TASK STATEMENT. Everything from the first line down to the line containing "const midHLabels = ['350Hz', '600Hz', '1kHz'];" is to be retyped exactly, both ends included, with pictures left out.

SUPPLIED MATERIAL.

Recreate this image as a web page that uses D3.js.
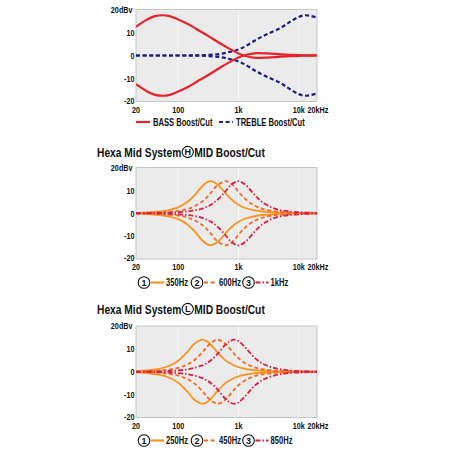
<!DOCTYPE html>
<html>
<head>
<meta charset="utf-8">
<script src="https://cdn.jsdelivr.net/npm/d3@7"></script>
<style>
  body { margin: 0; background: #fff; }
  text { font-family: "Liberation Sans", Arial, sans-serif; font-weight: bold; fill: #111; }
</style>
</head>
<body>
<div id="chart"></div>
<script>
// tone control chart (bass / treble)
const freqTone = [20, 30, 40, 56, 70, 100, 150, 200, 300, 500, 700, 1000, 1300, 2000, 3000, 5000, 7000, 10000, 13000, 20000];
const bassBoost = [12.5, 15.5, 17, 17.5, 17.2, 15.7, 13.5, 11.5, 8.8, 5.2, 3.0, 0.9, -0.2, -1.0, -0.9, -0.5, -0.3, -0.15, -0.1, 0];
const bassCut = [-12.5, -15.5, -17, -17.5, -17.2, -15.7, -13.5, -11.5, -8.8, -5.2, -3.0, -0.9, 0.2, 1.0, 0.9, 0.5, 0.3, 0.15, 0.1, 0];
const trebleBoost = [0, 0, 0, 0, 0, 0, 0, 0.05, 0.2, 0.7, 1.5, 2.6, 4, 7, 9.3, 12, 14.5, 16.8, 17.5, 16.5];
const trebleCut = [0, 0, 0, 0, 0, 0, 0, -0.05, -0.2, -0.7, -1.5, -2.6, -4, -7, -9.3, -12, -14.5, -16.8, -17.5, -16.5];
const toneLabels = ['BASS Boost/Cut', 'TREBLE Boost/Cut'];

// mid charts
const freqMid = [20, 30, 50, 70, 100, 140, 180, 250, 300, 350, 450, 600, 700, 850, 1000, 1300, 1800, 2500, 4000, 7000, 12000, 20000];
const midH350 = [0.18, 0.34, 0.8, 1.4, 2.6, 4.8, 7.4, 11.8, 13.5, 14, 12.6, 9.0, 7.0, 5.0, 3.75, 2.3, 1.35, 0.76, 0.35, 0.16, 0.07, 0.03];
const midH600 = [0.13, 0.16, 0.33, 0.55, 1.0, 1.8, 2.85, 5.1, 7.0, 9.0, 12.3, 14, 13.5, 11.7, 9.4, 6.2, 3.5, 1.9, 0.86, 0.34, 0.16, 0.07];
const midH1k = [0.04, 0.07, 0.16, 0.25, 0.44, 0.76, 1.15, 2.0, 2.85, 3.75, 5.9, 9.4, 11.6, 13.4, 14, 12.5, 8.4, 4.8, 2.0, 0.79, 0.33, 0.16];
const midH350Cut = [-0.18, -0.34, -0.8, -1.4, -2.6, -4.8, -7.4, -11.8, -13.5, -14, -12.6, -9.0, -7.0, -5.0, -3.75, -2.3, -1.35, -0.76, -0.35, -0.16, -0.07, -0.03];
const midH600Cut = [-0.13, -0.16, -0.33, -0.55, -1.0, -1.8, -2.85, -5.1, -7.0, -9.0, -12.3, -14, -13.5, -11.7, -9.4, -6.2, -3.5, -1.9, -0.86, -0.34, -0.16, -0.07];
const midH1kCut = [-0.04, -0.07, -0.16, -0.25, -0.44, -0.76, -1.15, -2.0, -2.85, -3.75, -5.9, -9.4, -11.6, -13.4, -14, -12.5, -8.4, -4.8, -2.0, -0.79, -0.33, -0.16];
const midHLabels = ['350Hz', '600Hz', '1kHz'];

const midL250 = [0.3, 0.57, 1.4, 2.5, 4.8, 8.5, 11.9, 14, 13.3, 11.8, 8.4, 5.1, 3.9, 2.75, 2.0, 1.3, 0.75, 0.44, 0.2, 0.1, 0.04, 0.02];
const midL450 = [0.14, 0.23, 0.51, 0.92, 1.7, 3.06, 4.8, 8.4, 10.9, 12.6, 14, 12.3, 10.4, 7.8, 5.9, 3.7, 2.0, 1.15, 0.52, 0.21, 0.1, 0.05];
const midL850 = [0.05, 0.09, 0.19, 0.32, 0.56, 1.0, 1.57, 2.75, 3.8, 5.0, 7.8, 11.7, 13.2, 14, 13.4, 10.6, 6.4, 3.57, 1.58, 0.58, 0.25, 0.13];
const midL250Cut = [-0.3, -0.57, -1.4, -2.5, -4.8, -8.5, -11.9, -14, -13.3, -11.8, -8.4, -5.1, -3.9, -2.75, -2.0, -1.3, -0.75, -0.44, -0.2, -0.1, -0.04, -0.02];
const midL450Cut = [-0.14, -0.23, -0.51, -0.92, -1.7, -3.06, -4.8, -8.4, -10.9, -12.6, -14, -12.3, -10.4, -7.8, -5.9, -3.7, -2.0, -1.15, -0.52, -0.21, -0.1, -0.05];
const midL850Cut = [-0.05, -0.09, -0.19, -0.32, -0.56, -1.0, -1.57, -2.75, -3.8, -5.0, -7.8, -11.7, -13.2, -14, -13.4, -10.6, -6.4, -3.57, -1.58, -0.58, -0.25, -0.13];
const midLLabels = ['250Hz', '450Hz', '850Hz'];

const xTicks = [20, 100, 1000, 10000, 20000];
const xTickLabels = ['20', '100', '1k', '10k', '20kHz'];
const yTicks = [20, 10, 0, -10, -20];
const yTickLabels = ['20dBv', '10', '0', '-10', '-20'];

const width = 450, height = 450;
const plotLeft = 136, plotRight = 317;
const squeeze = 0.76; // condensed look, no narrow font available

const svg = d3.select('#chart')
  .append('svg')
    .attr('width', width)
    .attr('height', height);

const x = d3.scaleLog().domain([20, 20000]).range([plotLeft, plotRight]);

const styles = {
  bass: { color: '#e8212b', dash: null, w: 2.2 },
  treble: { color: '#1c1f7e', dash: '4,2.6', w: 2.2 },
  m1: { color: '#f7941e', dash: null, w: 1.8 },
  m2: { color: '#f26a24', dash: '4,2.6', w: 1.8 },
  m3: { color: '#d71f45', dash: '5,2,1.5,2', w: 1.8 },
};

let label = (g, tx, ty, str, size, anchor = 'start') =>
  g.append('text')
    .attr('transform', `translate(${tx},${ty}) scale(${squeeze},1)`)
    .attr('dy', '0.35em')
    .attr('text-anchor', anchor)
    .style('font-size', size + 'px')
    .text(str);

let drawPanel = (id, yTop, yBottom, labelY, series) => {
  const y = d3.scaleLinear().domain([-20, 20]).range([yBottom, yTop]);
  const g = svg.append('g');

  g.append('rect')
    .attr('x', plotLeft).attr('y', y(20))
    .attr('width', plotRight - plotLeft).attr('height', y(-20) - y(20))
    .style('fill', '#ebebeb').style('stroke', '#c6c6c6').style('stroke-width', 1);

  g.selectAll('.grid')
    .data([100, 1000, 10000])
    .join('line')
      .attr('x1', d => x(d)).attr('x2', d => x(d))
      .attr('y1', y(20) + 0.5).attr('y2', y(-20) - 0.5)
      .style('stroke', '#f8f8f8').style('stroke-width', 1);

  g.append('clipPath').attr('id', 'clip' + id)
    .append('rect')
      .attr('x', plotLeft).attr('y', y(20))
      .attr('width', plotRight - plotLeft).attr('height', y(-20) - y(20));

  const line = d3.line()
    .x(d => x(d[0]))
    .y(d => y(d[1]))
    .curve(d3.curveCatmullRom.alpha(0.5));

  series.forEach(s => {
    const st = styles[s.style];
    g.append('path')
      .attr('clip-path', `url(#clip${id})`)
      .attr('d', line(d3.zip(s.freq, s.values)))
      .style('fill', 'none')
      .style('stroke', st.color)
      .style('stroke-width', st.w)
      .style('stroke-dasharray', st.dash);
  });

  yTicks.forEach((d, i) => label(g, i == 0 ? 132.5 : 134.5, y(d) - (i == 4 ? 1 : 0), yTickLabels[i], 9.5, 'end'));
  xTicks.forEach((d, i) => label(g, x(d) + (i == 4 ? 1 : 0), labelY, xTickLabels[i], 9.5, 'middle'));

  return g;
}

let legendLine = (g, x1, x2, cy, st) => {
  g.append('line')
    .attr('x1', x1).attr('x2', x2).attr('y1', cy).attr('y2', cy)
    .style('stroke', styles[st].color)
    .style('stroke-width', 2.2)
    .style('stroke-dasharray', styles[st].dash);
}

let circled = (g, cx, cy, r, str, size) => {
  g.append('circle')
    .attr('cx', cx).attr('cy', cy).attr('r', r)
    .style('fill', '#fff').style('stroke', '#111').style('stroke-width', 1.1);
  g.append('text')
    .attr('x', cx).attr('y', cy).attr('dy', '0.36em')
    .attr('text-anchor', 'middle')
    .style('font-size', size + 'px')
    .text(str);
}

let midLegend = (g, cy, labels) => {
  const centers = [144, 197, 248.5];
  labels.forEach((lab, i) => {
    const cx = centers[i];
    circled(g, cx, cy, 5.8, i + 1, 9);
    legendLine(g, cx + 7, cx + 20, cy, 'm' + (i + 1));
    label(g, cx + 22, cy, lab, 10);
  });
}

let title = (ty, letter) => {
  const g = svg.append('g');
  const t1 = label(g, 97, ty, 'Hexa Mid System', 13.5);
  const w = t1.node().getComputedTextLength() * squeeze;
  circled(g, 97 + w + 6.5, ty, 5.6, letter, 9);
  label(g, 97 + w + 13, ty, 'MID Boost/Cut', 13.5);
}

// chart 1
const g1 = drawPanel(1, 9.5, 101.5, 109.5, [
  { freq: freqTone, values: trebleBoost, style: 'treble' },
  { freq: freqTone, values: trebleCut, style: 'treble' },
  { freq: freqTone, values: bassBoost, style: 'bass' },
  { freq: freqTone, values: bassCut, style: 'bass' },
]);
legendLine(g1, 136, 150, 122, 'bass');
label(g1, 153, 122, toneLabels[0], 10);
legendLine(g1, 219, 233, 122, 'treble');
label(g1, 236, 122, toneLabels[1], 10);

// chart 2
title(152, 'H');
const g2 = drawPanel(2, 167.5, 259, 267, [
  { freq: freqMid, values: midH350, style: 'm1' },
  { freq: freqMid, values: midH350Cut, style: 'm1' },
  { freq: freqMid, values: midH600, style: 'm2' },
  { freq: freqMid, values: midH600Cut, style: 'm2' },
  { freq: freqMid, values: midH1k, style: 'm3' },
  { freq: freqMid, values: midH1kCut, style: 'm3' },
]);
midLegend(g2, 282.5, midHLabels);

// chart 3
title(309, 'L');
const g3 = drawPanel(3, 326, 417.5, 425.5, [
  { freq: freqMid, values: midL250, style: 'm1' },
  { freq: freqMid, values: midL250Cut, style: 'm1' },
  { freq: freqMid, values: midL450, style: 'm2' },
  { freq: freqMid, values: midL450Cut, style: 'm2' },
  { freq: freqMid, values: midL850, style: 'm3' },
  { freq: freqMid, values: midL850Cut, style: 'm3' },
]);
midLegend(g3, 440.5, midLLabels);
</script>
</body>
</html>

FULL RESPONSE.
Recreate this image as a web page that uses D3.js.
<!DOCTYPE html>
<html>
<head>
<meta charset="utf-8">
<script src="https://cdn.jsdelivr.net/npm/d3@7"></script>
<style>
  body { margin: 0; background: #fff; }
  text { font-family: "Liberation Sans", Arial, sans-serif; font-weight: bold; fill: #111; }
</style>
</head>
<body>
<div id="chart"></div>
<script>
// tone control chart (bass / treble)
const freqTone = [20, 30, 40, 56, 70, 100, 150, 200, 300, 500, 700, 1000, 1300, 2000, 3000, 5000, 7000, 10000, 13000, 20000];
const bassBoost = [12.5, 15.5, 17, 17.5, 17.2, 15.7, 13.5, 11.5, 8.8, 5.2, 3.0, 0.9, -0.2, -1.0, -0.9, -0.5, -0.3, -0.15, -0.1, 0];
const bassCut = [-12.5, -15.5, -17, -17.5, -17.2, -15.7, -13.5, -11.5, -8.8, -5.2, -3.0, -0.9, 0.2, 1.0, 0.9, 0.5, 0.3, 0.15, 0.1, 0];
const trebleBoost = [0, 0, 0, 0, 0, 0, 0, 0.05, 0.2, 0.7, 1.5, 2.6, 4, 7, 9.3, 12, 14.5, 16.8, 17.5, 16.5];
const trebleCut = [0, 0, 0, 0, 0, 0, 0, -0.05, -0.2, -0.7, -1.5, -2.6, -4, -7, -9.3, -12, -14.5, -16.8, -17.5, -16.5];
const toneLabels = ['BASS Boost/Cut', 'TREBLE Boost/Cut'];

// mid charts
const freqMid = [20, 30, 50, 70, 100, 140, 180, 250, 300, 350, 450, 600, 700, 850, 1000, 1300, 1800, 2500, 4000, 7000, 12000, 20000];
const midH350 = [0.18, 0.34, 0.8, 1.4, 2.6, 4.8, 7.4, 11.8, 13.5, 14, 12.6, 9.0, 7.0, 5.0, 3.75, 2.3, 1.35, 0.76, 0.35, 0.16, 0.07, 0.03];
const midH600 = [0.13, 0.16, 0.33, 0.55, 1.0, 1.8, 2.85, 5.1, 7.0, 9.0, 12.3, 14, 13.5, 11.7, 9.4, 6.2, 3.5, 1.9, 0.86, 0.34, 0.16, 0.07];
const midH1k = [0.04, 0.07, 0.16, 0.25, 0.44, 0.76, 1.15, 2.0, 2.85, 3.75, 5.9, 9.4, 11.6, 13.4, 14, 12.5, 8.4, 4.8, 2.0, 0.79, 0.33, 0.16];
const midH350Cut = [-0.18, -0.34, -0.8, -1.4, -2.6, -4.8, -7.4, -11.8, -13.5, -14, -12.6, -9.0, -7.0, -5.0, -3.75, -2.3, -1.35, -0.76, -0.35, -0.16, -0.07, -0.03];
const midH600Cut = [-0.13, -0.16, -0.33, -0.55, -1.0, -1.8, -2.85, -5.1, -7.0, -9.0, -12.3, -14, -13.5, -11.7, -9.4, -6.2, -3.5, -1.9, -0.86, -0.34, -0.16, -0.07];
const midH1kCut = [-0.04, -0.07, -0.16, -0.25, -0.44, -0.76, -1.15, -2.0, -2.85, -3.75, -5.9, -9.4, -11.6, -13.4, -14, -12.5, -8.4, -4.8, -2.0, -0.79, -0.33, -0.16];
const midHLabels = ['350Hz', '600Hz', '1kHz'];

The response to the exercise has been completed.